Rückhalt findet von der Leyen aber bei der SPD. Deren verteidigungspolitischer Sprecher Rainer Arnold macht Druck: „Was wir der Ministerin gesagt haben, sollte jetzt auch realisiert werden“, sagte der Nürtinger Abgeordnete der StZ. Kurzfristig bevorzugt seine Partei die Verlängerung des Leasing-Vertrages mit Israel; mittelfristig soll eine Leasing- oder Kauflösung für Heron TP mit den Israelis erfolgen, um deren bewährte Trainingsmöglichkeiten weiter zu nutzen und um bei Drohnen nicht in die Abhängigkeit der USA zu geraten. Langfristig strebt auch die SPD die europäische Neuentwicklung einer Drohne mittlerer Größe an. Darüber hinaus erwartet sie eine Erklärung darüber, was aus dem 2011 gescheiterten Rüstungsprojekt Euro Hawk werden soll.

„Die Ministerin erzählt völligen Unfug“

Wenn die von der Ministerin beauftragte Unternehmensberatung KPMG Ende September ihren Bericht über die Rüstungsprozesse vorgelegt hat, „müssen in diesem Jahr Stück für Stück alle liegengebliebenen Entscheidungen erledigt werden“, mahnt Arnold. In vielen Fällen gebe es einen Zeitverzug – nicht erst in der laufenden Legislaturperiode. In Wirklichkeit hätten der frühere Verteidigungsminister Thomas de Maizière (CDU) und sein im Februar geschasster Rüstungs-Staatssekretär Stéphane Beemelmans „im letzten Jahr auch nichts mehr entschieden“.
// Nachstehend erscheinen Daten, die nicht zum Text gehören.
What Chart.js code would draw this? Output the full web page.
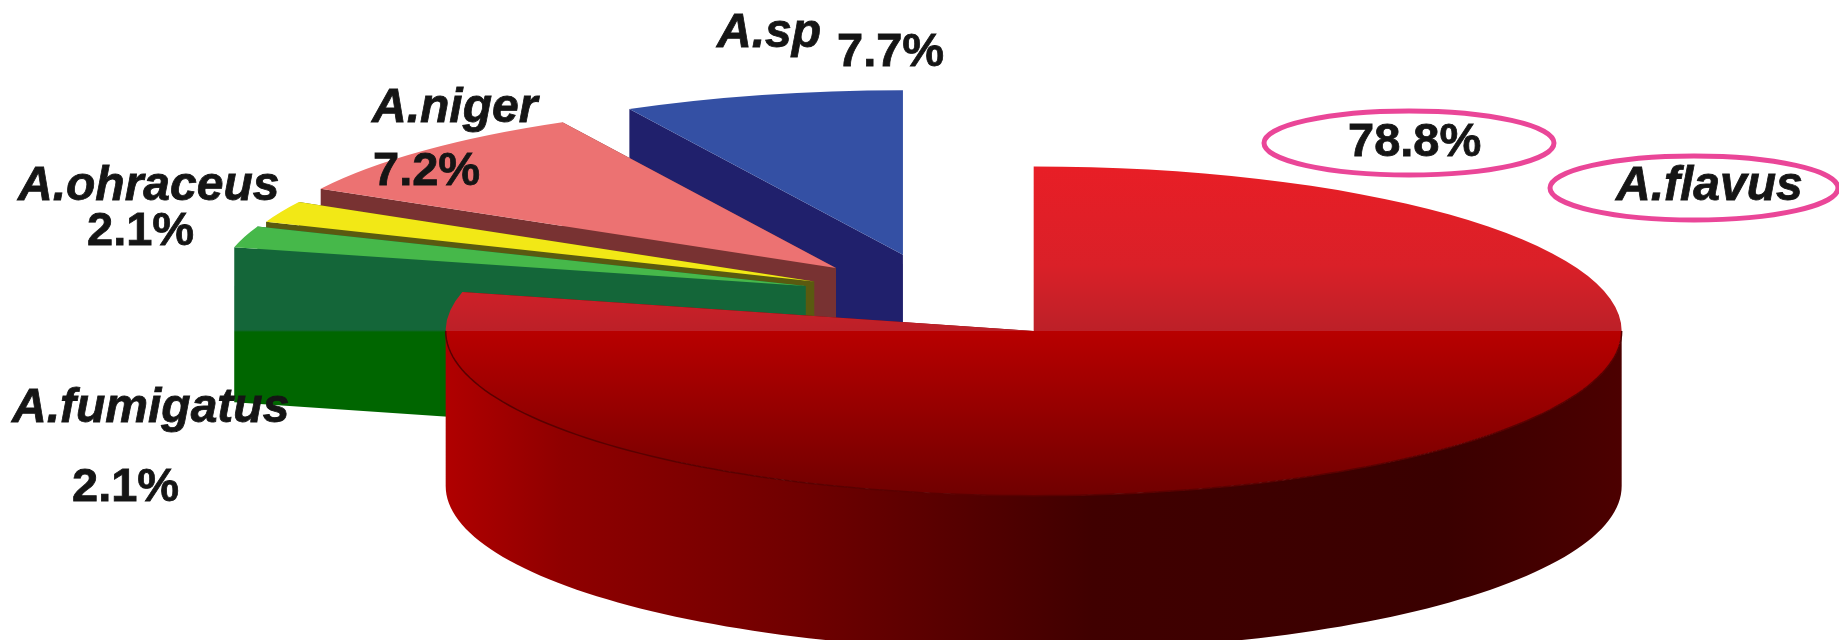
<!DOCTYPE html>
<html>
<head>
<meta charset="utf-8">
<title>Aspergillus species</title>
<script src="https://cdn.jsdelivr.net/npm/chart.js@4"></script>
<style>
    html, body { margin: 0; padding: 0; background: #fff; overflow: hidden; }
    #wrap { width: 1839px; height: 640px; overflow: hidden; }
    canvas { display: block; }
</style>
</head>
<body>
<div id="wrap"><canvas id="pie" width="1839" height="640"></canvas></div>
<script>
// Data
const species = ['A.flavus', 'A.fumigatus', 'A.ohraceus', 'A.niger', 'A.sp'];
const percentLabels = ['78.8%', '2.1%', '2.1%', '7.2%', '7.7%'];
// Slice sizes as drawn in the picture: the A.niger wedge measures about 9.3%, not its printed 7.2%
const sliceSizes = [78.8, 2.1, 2.1, 9.3, 7.7];

// Look of the slices
const topColors = ['#c02028', '#46b84a', '#f2e816', '#ec7272', '#3450a4'];
const wallUpper = ['#7a0000', '#146639', '#5a5a10', '#783232', '#20206c'];
const wallLower = ['#7a0000', '#006600', '#5a5a10', '#783232', '#20206c'];
const explode = [150, 142, 140, 150, 159];
const paintOrder = [4, 3, 2, 1, 0];

// Pie shape
const RADIUS = 588;
const TILT = 0.28;
const DEPTH = 155;

// Text positions [x, baseline] for name and percent
const nameAnchors = [[1616, 200], [12, 422], [18, 200], [372, 122], [717, 47]];
const percentAnchors = [[1348, 156], [72, 501], [87, 245], [373, 185], [837, 66]];
const rings = [[1409, 143, 145, 32], [1694, 188, 144, 32]];

function rimPoint(arc, i, angle) {
    const mid = (arc.startAngle + arc.endAngle) / 2;
    const ox = arc.x + explode[i] * Math.cos(mid);
    const oy = arc.y + explode[i] * Math.sin(mid) * TILT;
    if (angle === null) return [ox, oy];
    return [ox + RADIUS * Math.cos(angle), oy + RADIUS * Math.sin(angle) * TILT];
}

function drawRadialWall(ctx, arc, i, angle, fill) {
    const apex = rimPoint(arc, i, null);
    const rim = rimPoint(arc, i, angle);
    ctx.fillStyle = fill;
    ctx.beginPath();
    ctx.moveTo(apex[0], apex[1]);
    ctx.lineTo(rim[0], rim[1]);
    ctx.lineTo(rim[0], rim[1] + DEPTH);
    ctx.lineTo(apex[0], apex[1] + DEPTH);
    ctx.closePath();
    ctx.fill();
}

// Front of the big slice, only the part that faces the viewer
function frontPoints(arc, i) {
    const pts = [];
    const from = Math.max(arc.startAngle, 0);
    const to = Math.min(arc.endAngle, Math.PI);
    for (let k = 0; k <= 120; k++) {
        pts.push(rimPoint(arc, i, from + (to - from) * k / 120));
    }
    return pts;
}

function drawFrontWall(ctx, arc, i) {
    const pts = frontPoints(arc, i);
    const grad = ctx.createLinearGradient(pts[pts.length - 1][0], 0, pts[0][0], 0);
    grad.addColorStop(0, '#b00000');
    grad.addColorStop(0.1, '#8f0000');
    grad.addColorStop(0.3, '#700000');
    grad.addColorStop(0.55, '#400000');
    grad.addColorStop(0.85, '#3a0000');
    grad.addColorStop(1, '#4c0000');
    ctx.fillStyle = grad;
    ctx.beginPath();
    pts.forEach((p, n) => n ? ctx.lineTo(p[0], p[1]) : ctx.moveTo(p[0], p[1]));
    pts.slice().reverse().forEach(p => ctx.lineTo(p[0], p[1] + DEPTH));
    ctx.closePath();
    ctx.fill();
    return pts;
}

const pie3d = {
    id: 'pie3d',
    beforeDatasetDraw(chart, args) {
        const ctx = chart.ctx;
        const arcs = chart.getDatasetMeta(args.index).data;
        const breakY = rimPoint(arcs[0], 0, null)[1];

        paintOrder.forEach(i => {
            const arc = arcs[i];
            const wall = ctx.createLinearGradient(0, breakY - 1, 0, breakY + 1);
            wall.addColorStop(0, wallUpper[i]);
            wall.addColorStop(1, wallLower[i]);
            drawRadialWall(ctx, arc, i, arc.endAngle, wall);
            drawRadialWall(ctx, arc, i, arc.startAngle, wall);
            const front = i === 0 ? drawFrontWall(ctx, arc, i) : null;

            // the top face is the library's own arc, squashed and pushed out
            const apex = rimPoint(arc, i, null);
            ctx.save();
            ctx.translate(apex[0], apex[1]);
            ctx.scale(1, TILT);
            ctx.translate(-arc.x, -arc.y);
            arc.draw(ctx);
            ctx.restore();

            if (front) {
                ctx.strokeStyle = '#5a0000';
                ctx.lineWidth = 1.5;
                ctx.beginPath();
                front.forEach((p, n) => n ? ctx.lineTo(p[0], p[1]) : ctx.moveTo(p[0], p[1]));
                ctx.stroke();
            }
        });
        return false;
    },
    afterDatasetsDraw(chart) {
        const ctx = chart.ctx;
        ctx.save();
        ctx.strokeStyle = '#ea4698';
        ctx.lineWidth = 5;
        rings.forEach(r => {
            ctx.beginPath();
            ctx.ellipse(r[0], r[1], r[2], r[3], 0, 0, Math.PI * 2);
            ctx.stroke();
        });
        ctx.fillStyle = '#151515';
        ctx.strokeStyle = '#151515';
        ctx.lineWidth = 0.8;
        ctx.textBaseline = 'alphabetic';
        species.forEach((name, i) => {
            ctx.font = 'italic bold 48px "Liberation Sans"';
            ctx.fillText(name, nameAnchors[i][0], nameAnchors[i][1]);
            ctx.strokeText(name, nameAnchors[i][0], nameAnchors[i][1]);
            ctx.font = 'bold 47px "Liberation Sans"';
            ctx.fillText(percentLabels[i], percentAnchors[i][0], percentAnchors[i][1]);
            ctx.strokeText(percentLabels[i], percentAnchors[i][0], percentAnchors[i][1]);
        });
        ctx.restore();
    }
};

new Chart(document.getElementById('pie'), {
    type: 'pie',
    data: {
        labels: species,
        datasets: [{
            data: sliceSizes,
            borderWidth: 0,
            backgroundColor: function(c) {
                if (c.dataIndex !== 0 || !c.chart.chartArea) return topColors[c.dataIndex];
                // local space of the squashed arc, so the gradient spans the full circle
                const area = c.chart.chartArea;
                const cy = (area.top + area.bottom) / 2;
                const g = c.chart.ctx.createLinearGradient(0, cy - RADIUS, 0, cy + RADIUS);
                g.addColorStop(0, '#e81e26');
                g.addColorStop(0.3, '#da2028');
                g.addColorStop(0.5, '#bc2028');
                g.addColorStop(0.5, '#b80000');
                g.addColorStop(1, '#700000');
                return g;
            }
        }]
    },
    options: {
        responsive: false,
        animation: false,
        radius: RADIUS,
        layout: { padding: { left: 43, bottom: 44 } },
        events: [],
        plugins: { legend: { display: false }, tooltip: { enabled: false } }
    },
    plugins: [pie3d]
});
</script>
</body>
</html>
Ob eine Drohne im Einzelfall dann bewaffnet oder unbewaffnet eingesetzt werden soll, macht Ursula von der Leyen bisher vom jeweiligen Beschluss des Bundestags abhängig. „Das heißt, dass jederzeit die Kontrollmöglichkeit des Parlaments gegeben ist“, fügte sie hinzu. Der SPD-Verteidigungsexperte Arnold hält dagegen: „Das halte ich für kompletten Unfug“, kontert er. Das Parlament erteile Mandate, könne der Truppe aber nicht sagen, welche Fähigkeiten sie verwenden solle. „Es ist doch nicht unseres Amtes zu sagen, ob sie Tornados, Eurofighter oder bewaffnete Drohnen zur Bekämpfung militärischer Ziele aus der Luft nehmen soll – wir sind doch keine kleinen Feldherrn.“ Letztendlich wolle die Ministerin nur die Verantwortung in dieser heiklen Frage von sich auf das Parlament abschieben, moniert Arnold.